De quoi laisser présager une évolution positive pour l’avenir ? Oui, mais à condition de pouvoir bénéficier de compléments financiers pour des compteurs CPF pour l’instant bloqués sur une moyenne de 1 280 euros. Deux enjeux s’annoncent donc primordiaux : le transfert des anciens compteurs DIF vers les CPF. Initialement soumise à la deadline du 31 décembre 2020, l’opération a bénéficié d’un sursis de six mois, jusqu’en avril 2021. « En moyenne, 1 200 euros dorment sur chaque compteur DIF. Cet argent sera précieux et utile dès janvier 2021 lorsque les conséquences de la crise font faire exploser les besoins en formation », prévient Natanael Wright. La FFP vient d’ailleurs d’éditer un guide en direction des employeurs pour les sensibiliser à cette problématique. Le second point dur, c’est évidemment l’appétence des entreprises à abonder les compteurs de leurs salariés. Si elles peuvent le faire depuis septembre, elles ne se bousculent pas pour remettre au pot. « Pour l’instant, les employeurs ne peuvent pas réellement abonder les comptes, mais les doter. C’est-à-dire y déposer de l’argent, mais sans pouvoir le valoriser dans leur plan de développement des compétences. Il y a urgence à assouplir le dispositif », note Nadine Gragnier. Selon le baromètre Cegos, 28 % se disent prêtes à négocier un accord en ce sens. À voir si les actes suivront les intentions.

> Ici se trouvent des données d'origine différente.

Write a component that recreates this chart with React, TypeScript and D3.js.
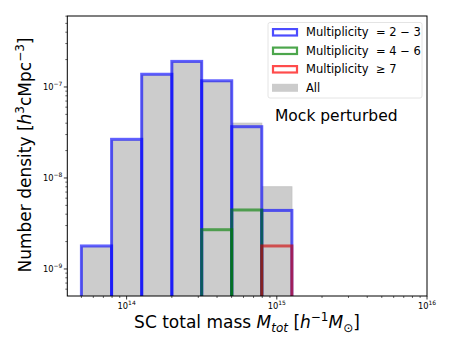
import React from "react";
import * as d3 from "d3";

// bin edges of the mass histogram (h^-1 Msun)
const binEdges = [5.0e13, 7.94e13, 1.26e14, 2.0e14, 3.16e14, 5.01e14, 7.94e14, 1.26e15];
// number densities per bin (0 = empty bin)
const allValues = [1.75e-9, 2.6e-8, 1.35e-7, 1.88e-7, 1.15e-7, 4.0e-8, 8.0e-9];
const mult23 = [1.79e-9, 2.66e-8, 1.38e-7, 1.91e-7, 1.17e-7, 3.66e-8, 4.4e-9];
const mult46 = [0, 0, 0, 0, 2.7e-9, 4.45e-9, 0];
const mult7 = [0, 0, 0, 0, 0, 0, 1.79e-9];

const xTickExps = [14, 15, 16];
const yTickExps = [-9, -8, -7];

const legendItems = [
  { name: "Multiplicity", rel: "= 2 \u2212 3", color: "blue", kind: "line" },
  { name: "Multiplicity", rel: "= 4 \u2212 6", color: "green", kind: "line" },
  { name: "Multiplicity", rel: "\u2265 7", color: "red", kind: "line" },
  { name: "All", rel: "", color: "#cccccc", kind: "fill" },
];

const W = 450;
const H = 337;
const left = 67.3;
const right = 427;
const top = 16;
const bottom = 296;
const font = "DejaVu Sans, sans-serif";

const Pow = ({ exp, x, y, anchor }: { exp: number; x: number; y: number; anchor: string }) => (
  <text x={x} y={y} textAnchor={anchor} fontSize={8.3} fontFamily={font} fill="#000">
    10
    <tspan fontSize={6} dy={-3.5}>
      {exp < 0 ? "\u2212" + Math.abs(exp) : String(exp)}
    </tspan>
  </text>
);

const Bars = ({ values, x, y, color, fill }: any) => (
  <g>
    {values.map((v: number, i: number) => {
      if (!v) return null;
      const x0 = x(binEdges[i]);
      const x1 = x(binEdges[i + 1]);
      const yt = y(v);
      return fill ? (
        <rect key={i} x={x0} y={yt} width={x1 - x0} height={bottom - yt + 5}
          fill="#cccccc" stroke="#c4c4c4" strokeWidth={1} />
      ) : (
        <rect key={i} x={x0} y={yt} width={x1 - x0} height={bottom - yt + 10}
          fill="none" stroke={color} strokeOpacity={0.62} strokeWidth={3} />
      );
    })}
  </g>
);

export default function App() {
  const x = d3.scaleLog().domain([Math.pow(10, 13.605), 1e16]).range([left, right]);
  const y = d3.scaleLog().domain([Math.pow(10, -9.297), Math.pow(10, -6.22)]).range([bottom, top]);

  const xMinor = x.ticks().filter((t) => {
    const l = Math.log10(t);
    return Math.abs(l - Math.round(l)) > 1e-6;
  });
  const yMinor = y.ticks().filter((t) => {
    const l = Math.log10(t);
    return Math.abs(l - Math.round(l)) > 1e-6;
  });

  return (
    <svg width={W} height={H} style={{ position: "absolute", left: 0, top: 0 }}>
      <rect width={W} height={H} fill="#fff" />
      <defs>
        <clipPath id="plot">
          <rect x={left} y={top} width={right - left} height={bottom - top} />
        </clipPath>
      </defs>

      <g clipPath="url(#plot)">
        <Bars values={allValues} x={x} y={y} fill />
        <Bars values={mult23} x={x} y={y} color="blue" />
        <Bars values={mult46} x={x} y={y} color="green" />
        <Bars values={mult7} x={x} y={y} color="#d00000" />
      </g>

      {/* frame */}
      <rect x={left} y={top} width={right - left} height={bottom - top} fill="none" stroke="#000" strokeWidth={1} />

      {/* x ticks */}
      {xTickExps.map((e) => (
        <g key={"xt" + e}>
          <line x1={x(Math.pow(10, e))} x2={x(Math.pow(10, e))} y1={bottom} y2={bottom + 3.5} stroke="#000" strokeWidth={0.8} />
          <Pow exp={e} x={x(Math.pow(10, e))} y={bottom + 12.5} anchor="middle" />
        </g>
      ))}
      {xMinor.map((t, i) => (
        <line key={"xm" + i} x1={x(t)} x2={x(t)} y1={bottom} y2={bottom + 2} stroke="#000" strokeWidth={0.6} />
      ))}

      {/* y ticks */}
      {yTickExps.map((e) => (
        <g key={"yt" + e}>
          <line x1={left - 3.5} x2={left} y1={y(Math.pow(10, e))} y2={y(Math.pow(10, e))} stroke="#000" strokeWidth={0.8} />
          <Pow exp={e} x={left - 5} y={y(Math.pow(10, e)) + 3} anchor="end" />
        </g>
      ))}
      {yMinor.map((t, i) => (
        <line key={"ym" + i} x1={left - 2} x2={left} y1={y(t)} y2={y(t)} stroke="#000" strokeWidth={0.6} />
      ))}

      {/* legend */}
      <rect x={268} y={22.5} width={154} height={75.5} rx={2} fill="#fff" fillOpacity={0.8} stroke="#dddddd" strokeWidth={0.8} />
      {legendItems.map((d, i) => {
        const cy = 32.3 + i * 18.5;
        return (
          <g key={d.rel + i}>
            {d.kind === "line" ? (
              <rect x={273} y={cy - 3.2} width={24} height={6.4} fill="none" stroke={d.color}
                strokeOpacity={0.7} strokeWidth={2.2} />
            ) : (
              <rect x={272} y={cy - 4} width={26} height={8} fill={d.color} />
            )}
            <text x={306} y={cy + 4} fontSize={11.5} fontFamily={font} fill="#000">
              {d.name}
            </text>
            <text x={376} y={cy + 4} fontSize={11.5} fontFamily={font} fill="#000">
              {d.rel}
            </text>
          </g>
        );
      })}

      <text x={275} y={121} fontSize={15.5} fontFamily={font} fill="#000">
        Mock perturbed
      </text>

      {/* axis labels */}
      <text x={247} y={328} textAnchor="middle" fontSize={17} fontFamily={font} fill="#000">
        SC total mass <tspan fontStyle="italic">M</tspan>
        <tspan fontStyle="italic" fontSize={12} dy={3.5}>tot</tspan>
        <tspan dy={-3.5}> [</tspan>
        <tspan fontStyle="italic">h</tspan>
        <tspan fontSize={12} dy={-7}>{"\u22121"}</tspan>
        <tspan fontStyle="italic" dy={7}>M</tspan>
        <tspan fontSize={12} dy={3.5}>{"\u2299"}</tspan>
        <tspan dy={-3.5}>]</tspan>
      </text>
      <text transform={`translate(31, 155) rotate(-90)`} textAnchor="middle" fontSize={17} fontFamily={font} fill="#000">
        Number density [<tspan fontStyle="italic">h</tspan>
        <tspan fontSize={12} dy={-7}>3</tspan>
        <tspan dy={7}>cMpc</tspan>
        <tspan fontSize={12} dy={-7}>{"\u22123"}</tspan>
        <tspan dy={7}>]</tspan>
      </text>
    </svg>
  );
}
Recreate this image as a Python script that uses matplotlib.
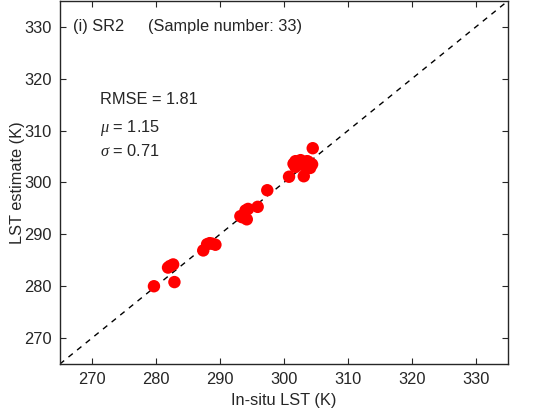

L’appli Moncompteformation en chiffres

Le CPF en France, c’est… (au 4 novembre 2020)

• 38,02 millions de comptes CPF alimentés ;

• 1 280 euros en moyenne par compteur (secteur privé) ;

• 95,33 heures en moyenne par compteur (secteur privé).

L’appli CPF, c’est…

• 1,83 million de téléchargements ;

• 6,91 millions d’usagers ayant validé les CGU ;

• 12,53 millions de profils activés.

L’achat de formation via la plateforme, c’est…

• 916 260 dossiers acceptés ;

• 1,1 milliard de coûts pédagogiques ;

• 1 214 euros (prix moyen) ;

• 291 millions d’euros facturés (formations achevées).

L’abondement aux compteurs CPF, c’est…

• 29 millions financés par Pôle emploi (demandeurs d’emploi) ;

• 17 065 demandes ayant obtenu un financement complémentaire (demandeurs d’emploi) ;

• 929 dotations initiées par les employeurs (salariés du privé) ;

• 4,7 millions d’euros promis par les employeurs (salariés du privé) ;

• 1 843 salariés du privé potentiellement concernés (depuis septembre 2020).